In a nod toward privacy, Yahoo today said it would only keep personal data on searchers and portal users for 90 days (double that in cases of fraud or suspicious activity). This ups the ante for search firms Google, which halved its data retention time to nine months in September, and Microsoft, which has said it would drop its data retention times to six months if its competitors did. Prior to this announcement, Yahoo kept data for 13 months. Here’s how Yahoo plans to scrub the data, which includes not just search, but page views and ad views as well:
- Delete the final octet of the IP address
- Yahoo! ID will be one-way secret hashed and the last 50 percent of the hashed identifier is truncated
- Cookie identifiers are one-way secret hashed
- Add an additional search filter for personally identifiable info in search logs such as credit card numbers or social security numbers
The search firms are responding to increasing government and consumer concern about online privacy — in particular, a European Union effort to get search firms to delete user information after six months.
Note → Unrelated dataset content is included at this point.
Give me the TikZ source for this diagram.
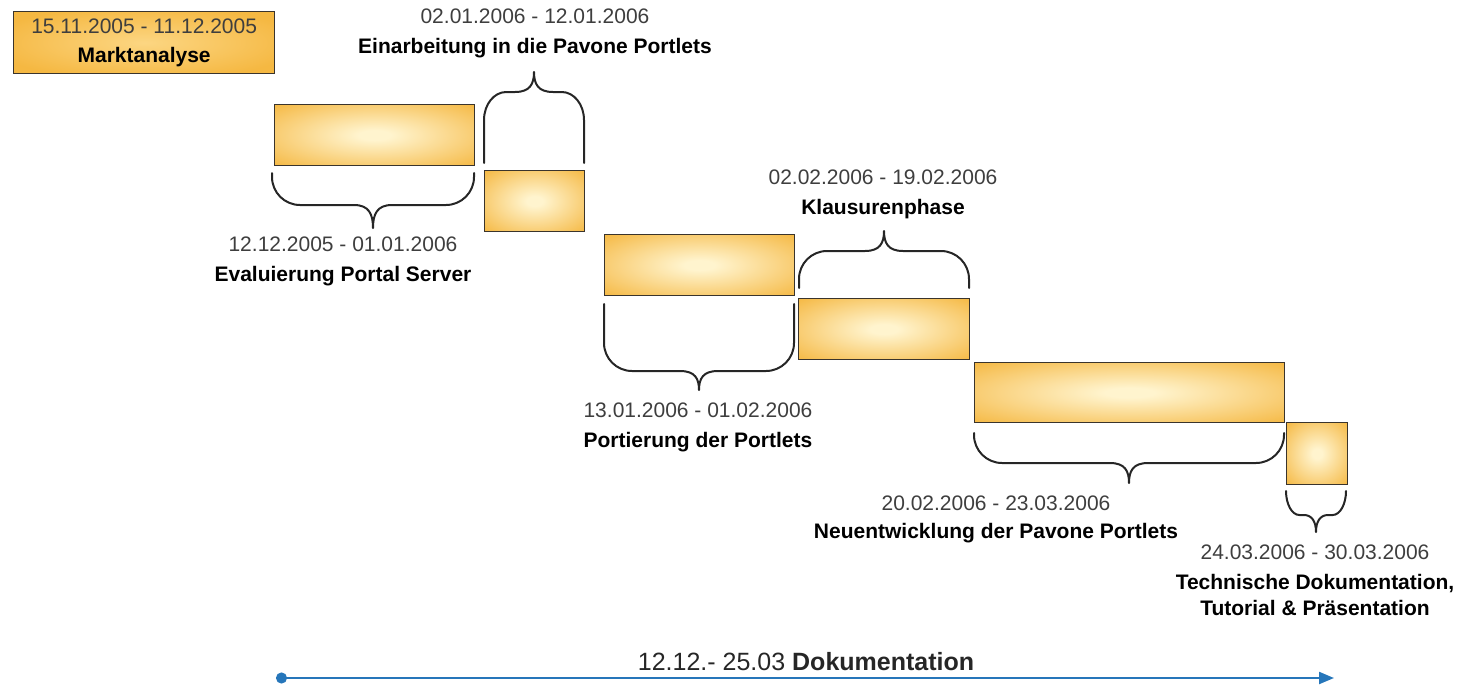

It may also be trying to fend off pressure from a telecommunications-backed lobbying group that hopes to set the nation’s agenda when it comes to online privacy. Microsoft has a member on the board of that group, called The Future of Privacy, but Yahoo and Google do not.
Yahoo’s move is a good start for those concerned about privacy, but we’re still going to have to start talking about what controls consumers have with regard to their data and when privacy trumps the greater good.